This is a good sign, having a broken heart. It means we have tried for something.
That’s a half-smile quote I guess, from Elizabeth Gilbert. I mean, what can anyone really say when we’re dealing with heartache at the loss of a relationship?
It’s been a long time (thankfully) since I’ve experienced such heartache and I hope it will be a whole lot longer. Still, I haven’t forgotten how it feels, that devastation that goes right through you. Everything feels desolate for a while, and you wonder if you will ever love again. I went through that quite a number of times!
Usually, a big new phase of life is right around the corner waiting for you, but at the time, it’s hard to see further than your nose and even harder to care about anything other than your intense sense of loss.
The best we can usually offer ourselves or someone else who is suffering a romantic loss is our caring ears to listen to the many sorrows playing over and over, and some gentle distractions too.
Saying goodbye to a partner you’ve opened yourself up to can feel traumatic. Heartbreak doesn’t go away quickly because it involves layers of emotion and stages of disconnection.
Sometimes the first thing we feel is shock if the break up is unexpected or we find our relationship wasn’t what we thought it was, from the other’s perspective. This can quickly morph into anger, hurt, frustration. Feelings of shame can arise about not being on the same page in love; not realising the other was checking out or moving on.
We can feel vulnerable and exposed, betrayed, even kicked in the guts, if we were giving the relationship a go, but our partner was not.
Sadness and loneliness are typically quick to follow. You don’t just miss the person you’ve lost, you miss the plans you had together. You miss the shared life and all the hopes you were immersed in, as you find yourself feeling like a fish out of relationship water.

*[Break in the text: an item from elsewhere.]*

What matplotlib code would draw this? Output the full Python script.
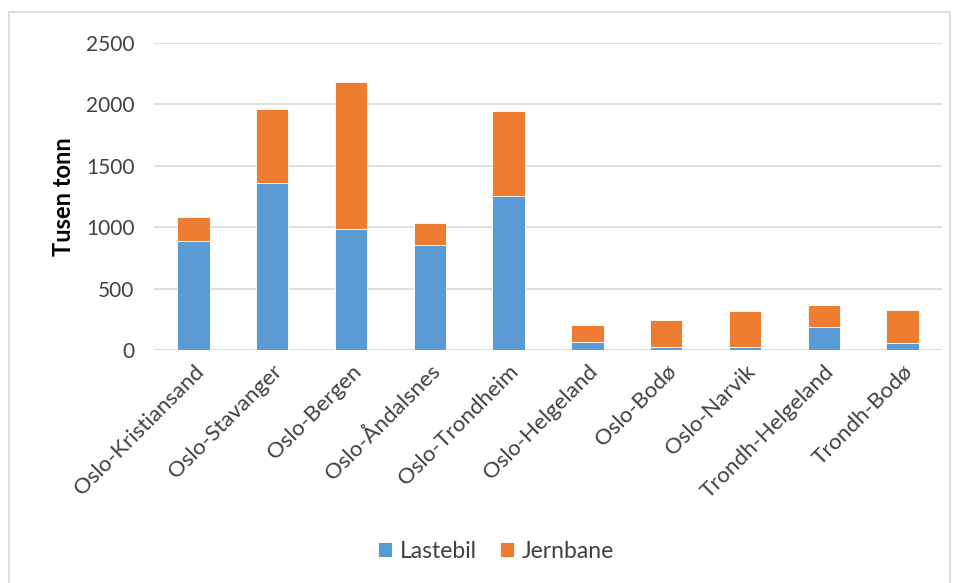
import matplotlib.pyplot as plt
from matplotlib.patches import Rectangle

plt.rcParams['font.family'] = ['Lato', 'DejaVu Sans']

routes = ['Oslo-Kristiansand', 'Oslo-Stavanger', 'Oslo-Bergen', 'Oslo-Åndalsnes',
          'Oslo-Trondheim', 'Oslo-Helgeland', 'Oslo-Bodø', 'Oslo-Narvik',
          'Trondh-Helgeland', 'Trondh-Bodø']
lastebil = [888, 1361, 986, 859, 1258, 65, 22, 22, 190, 54]
jernbane = [199, 603, 1199, 176, 687, 136, 220, 293, 177, 272]

blue = '#5B9BD5'
orange = '#ED7D31'
grid = '#D9D9D9'
text_col = '#404040'

fig = plt.figure(figsize=(9.57, 5.83), dpi=100)
fig.patches.append(Rectangle((9 / 957, -0.1), 941 / 957, 1.1 - 12 / 583,
                             transform=fig.transFigure, fill=False,
                             edgecolor='#D9D9D9', linewidth=1.2))

ax = fig.add_axes([154 / 957, 1 - 350 / 583, 788 / 957, 307 / 583])
x = range(len(routes))
ax.bar(x, lastebil, width=0.41, color=blue, edgecolor='white', linewidth=0.6,
       label='Lastebil', zorder=3)
ax.bar(x, jernbane, width=0.41, bottom=lastebil, color=orange, edgecolor='white',
       linewidth=0.6, label='Jernbane', zorder=3)

ax.set_xlim(-0.5, len(routes) - 0.5)
ax.set_ylim(0, 2500)
ax.set_yticks(range(0, 2501, 500))
ax.yaxis.grid(True, color=grid, linewidth=1.2, zorder=0)
for s in ax.spines.values():
    s.set_visible(False)
ax.tick_params(axis='y', length=0, labelsize=15, colors=text_col, pad=14)
ax.set_xticks(list(x))
ax.set_xticklabels(routes, rotation=45, ha='right', va='top',
                   rotation_mode='anchor')
ax.tick_params(axis='x', length=0, labelsize=16, colors=text_col, pad=8)
ax.set_ylabel('Tusen tonn', fontsize=17, fontweight='bold', color='black',
              labelpad=8)

fig.legend(loc='center', bbox_to_anchor=(496 / 957, 1 - 551 / 583), ncol=2,
           frameon=False, fontsize=16.5, handlelength=0.6, handleheight=0.6,
           handletextpad=0.35, columnspacing=1.0, labelcolor=text_col)

fig.savefig('out.png', dpi=100)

Here’s some of my thoughts around how to manage the heartache:
Finish well (if you have the option)
To finish well, ask all the questions you have, before you part. Get the info on what happened from the other’s perspective. The more you hear, the less you will be wondering or second-guessing. Don’t leave it all unsaid and in the air or you’ll just be spending more time and energy on the post mortem, making guesses and possibly feeding false fears and false hopes. Knowing the facts is cleaner.
Stay in your Higher Self
Say what you need to say so you’re not wishing you’d said this or that and wanting to send another text! Don’t get nasty, end it the way you want to live – keeping your strength, values and dignity intact. It will keep you calmer and help you to recover faster than if you send yourself into a meltdown.
Know this will pass
However horrible, there will be good feelings amongst the bad ones again, and slowly, happiness will find its way through again.
Be prepared for hard moments
Meanwhile, in the hard days, get some strategies together for dealing with waves of distress, panic, anger or other feelings so that instead of taking actions, like sending messages you’ll regret, you can be ready to employ your soothing strategies. I have some good printable reminders of the kinds of strategies you can use to care for yourself and get through tough days here.
Contact people you can turn to who know what you’re going through and are supportive. If you don’t want to talk about the breakup, tell them you’d rather not discuss it as it makes you sad, but you’d still like to hang out.
Don’t avoid other people, it’s not usually the fastest way to heal from loss. Distract yourself with healthy stuff like exercise. Avoid romantic anythings and don’t listen to sad music!
Don’t be afraid of down moments
Have quiet times, let yourself be sad, but be balanced . Limit the duration of the grieving moments so you don’t get overly lost in them.
Engage with your life
Find flow in your world – discover or rediscover your personal passions or start something new – an interest or skill that requires focus and feels great to do. Engagement with what you love and what you’re good at is one of the best natural healers.
In time, but not too soon because you won’t see clear, let yourself learn from the hurt and sadness.
Look for patterns, wonder about your part in your relationships if you haven’t before. E.g., Did you ignore your intuition at any point?
Is there anything you have learned from the relationship that will potentially help you in the future? Can you see any patterns you are repeating?
Heartbreak is terrible, but everyone feels it sometime, and we do tend to survive, one way or another. Sometimes life strengthens us, whether we like how it happens or not, other times it leaves us feeling vulnerable.
Love doesn’t die, it just changes form.
Ultimately everyone goes through heartache at some point. Compassion for yourself and others is key – we’re all in this together.